Skyline 2015 oyster seed experiment
07/03/17
I will be getting back into Skyline to analyze 2015 oyster seed experiment results.
I had to redownload the program and did so here: https://skyline.ms/project/home/software/Skyline/begin.view
I downloaded the version 3.7- 64bit
Since I had already done some work on this project back in October I am picking up where I left off.
Here is my skyline output file from before. It contains CGI_… codes.
Here is what the file looks before modification:
First I removed all of the #N/A and replaced with blanks.
Then I created a Pivot table to sum the peak areas for each protein across all samples
Then I copied and pasted the results from the Pivot table to a new sheet to make it easier to work with.
I summed up all the areas for each protein across all samples. To look at the relative abundance of proteins between samples, I created 4 extra columns that calculate the percent contribution each sample has to that protein. For example, for Oyster sample 1, I took the Oyster 1 summed area and divided it by the total summed area across all samples and muliplied by 100. I also relabeled the oyster sample #’s with their identification from the experiment.

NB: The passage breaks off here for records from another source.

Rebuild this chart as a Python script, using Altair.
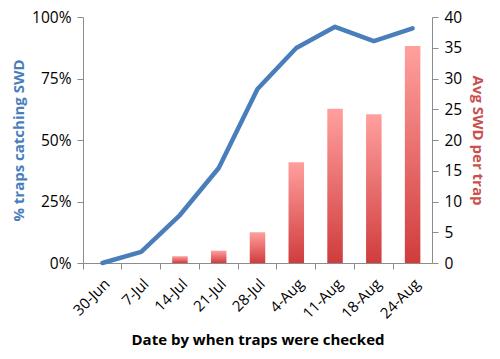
import altair as alt
import pandas as pd

dates = ["30-Jun", "7-Jul", "14-Jul", "21-Jul", "28-Jul", "4-Aug", "11-Aug", "18-Aug", "24-Aug"]
pct_traps = [0.0, 0.045, 0.195, 0.386, 0.707, 0.874, 0.96, 0.902, 0.954]
avg_swd = [0, 0, 1.1, 2.0, 5.0, 16.4, 25.1, 24.2, 35.3]

df = pd.DataFrame({"date": dates, "pct": pct_traps, "avg": avg_swd})

FONT = "Open Sans"
AXIS_GRAY = "#8c8c8c"

x_enc = alt.X(
    "date:N", sort=dates,
    scale=alt.Scale(paddingInner=0, paddingOuter=0),
    axis=alt.Axis(title="Date by when traps were checked", labelAngle=-45,
                  bandPosition=0, tickSize=6, domainColor=AXIS_GRAY, tickColor=AXIS_GRAY,
                  labelFont=FONT, labelFontSize=15, labelColor="black",
                  titleFont=FONT, titleFontSize=15, titleFontWeight="bold",
                  titleColor="black", titlePadding=11, labelPadding=7),
)

grad = alt.LinearGradient(
    gradient="linear",
    stops=[alt.GradientStop(offset=0, color="#ffa09e"),
           alt.GradientStop(offset=1, color="#d03c3c")],
    x1=0, x2=0, y1=0, y2=1,
)

bars = alt.Chart(df).mark_bar(color=grad, width=alt.RelativeBandSize(0.4)).encode(
    x=x_enc,
    y=alt.Y("avg:Q", scale=alt.Scale(domain=[0, 40], nice=False),
            axis=alt.Axis(orient="right", title="Avg SWD per trap", values=list(range(0, 41, 5)),
                          grid=False, tickSize=6, domainColor=AXIS_GRAY, tickColor=AXIS_GRAY,
                          labelFont=FONT, labelFontSize=15.5, labelColor="black", labelPadding=6,
                          titleFont=FONT, titleFontSize=15, titleFontWeight="bold",
                          titleColor="#c9504e", titlePadding=8)),
)

line = alt.Chart(df).mark_line(color="#4a7ebb", strokeWidth=4.5, strokeCap="round",
                               strokeJoin="round").encode(
    x=x_enc,
    y=alt.Y("pct:Q", scale=alt.Scale(domain=[0, 1], nice=False),
            axis=alt.Axis(orient="left", title="% traps catching SWD", format=".0%",
                          values=[0, 0.25, 0.5, 0.75, 1], grid=False, tickSize=6,
                          domainColor=AXIS_GRAY, tickColor=AXIS_GRAY,
                          labelFont=FONT, labelFontSize=15.5, labelColor="black", labelPadding=6,
                          titleFont=FONT, titleFontSize=15, titleFontWeight="bold",
                          titleColor="#4a7ebb", titlePadding=5)),
)

chart = alt.layer(bars, line).resolve_scale(y="independent").properties(
    width=349, height=246,
    autosize=alt.AutoSizeParams(type="none"),
    padding={"left": 75, "top": 9, "right": 60, "bottom": 94},
).configure_view(stroke=None)

chart.save("out.html", embed_options={"renderer": "svg", "actions": False})
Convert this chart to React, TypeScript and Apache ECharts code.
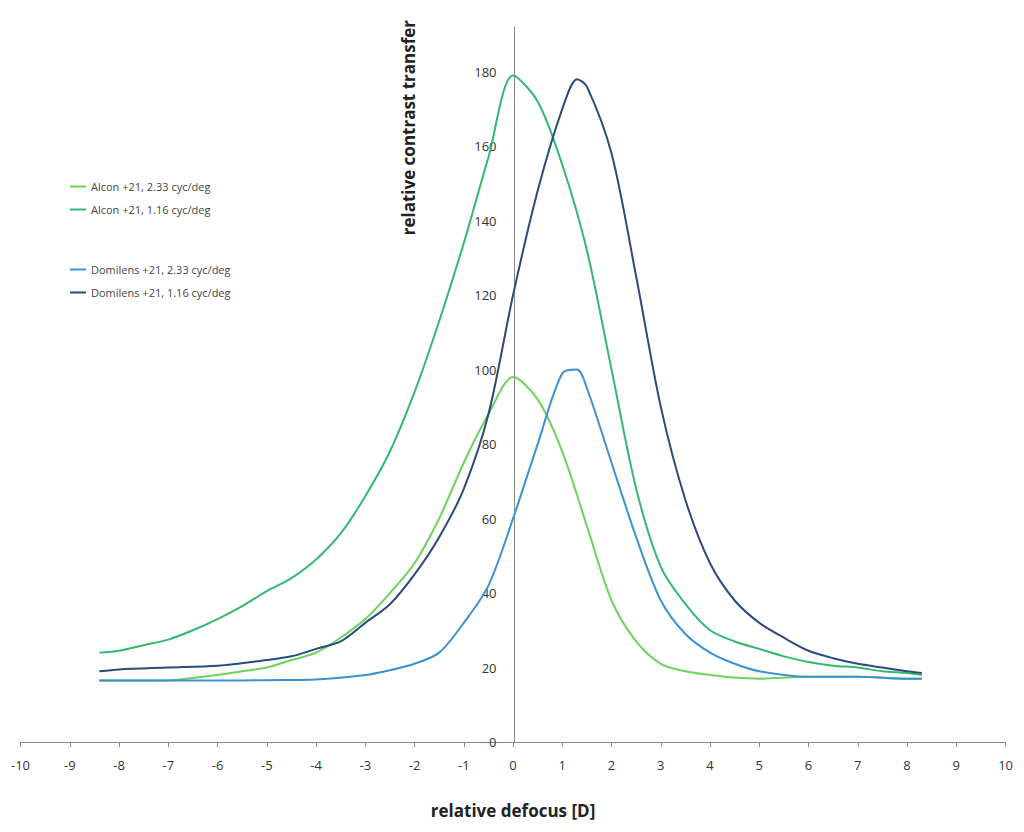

Finally I sorted the file by summed area column for all samples largest to smallest to orient the most abundant proteins towards the top of the file.
I copied and pasted these calculated percentages for each protein into a new file located here.
I joined it with Uniprot database with CGI codes and GO terms in Galaxy.
Here is the annotated Excel file with all of the proteins detected among the four samples with corresponding GO terms.
I tried unfolding these GO terms in Galaxy but it appears their unfold function is not working. I posted an issue #654 on Github and Sam wrote up a bash script for me to use on this file. I followed the directions he wrote up.
Here is my unfold script.
This was my input file AnnotatedproteinsGO.tabular and here was my output file unfolded.tab
Hooray!
In this step outlined above I had used a file where I had calculated the percent contribution of each sample to that protein. In these steps below, I repeat what I did above except I am using a file with the raw values for the “area” that I had gotten out of Skyline here: https://github.com/RobertsLab/project-pacific.oyster-larvae/blob/master/DIA_2015/skylineoutput_wNA.xlsx
I followed the same steps above to unfold the GO column and then I merged with the GOtoGOslim file in Galaxy similar to what I did when analyzing the 2016 data found here: https://ellior2.github.io/GoSlimRedone/
Here is the excel file I am working with now.
Then I created a Pivot table to sum the areas:
Here is a graph showing the GO slims for each of the four samples: Goslim 2015
Since the other molecular function category has a much greater range making it difficult to see the other categories, I removed it in this graph.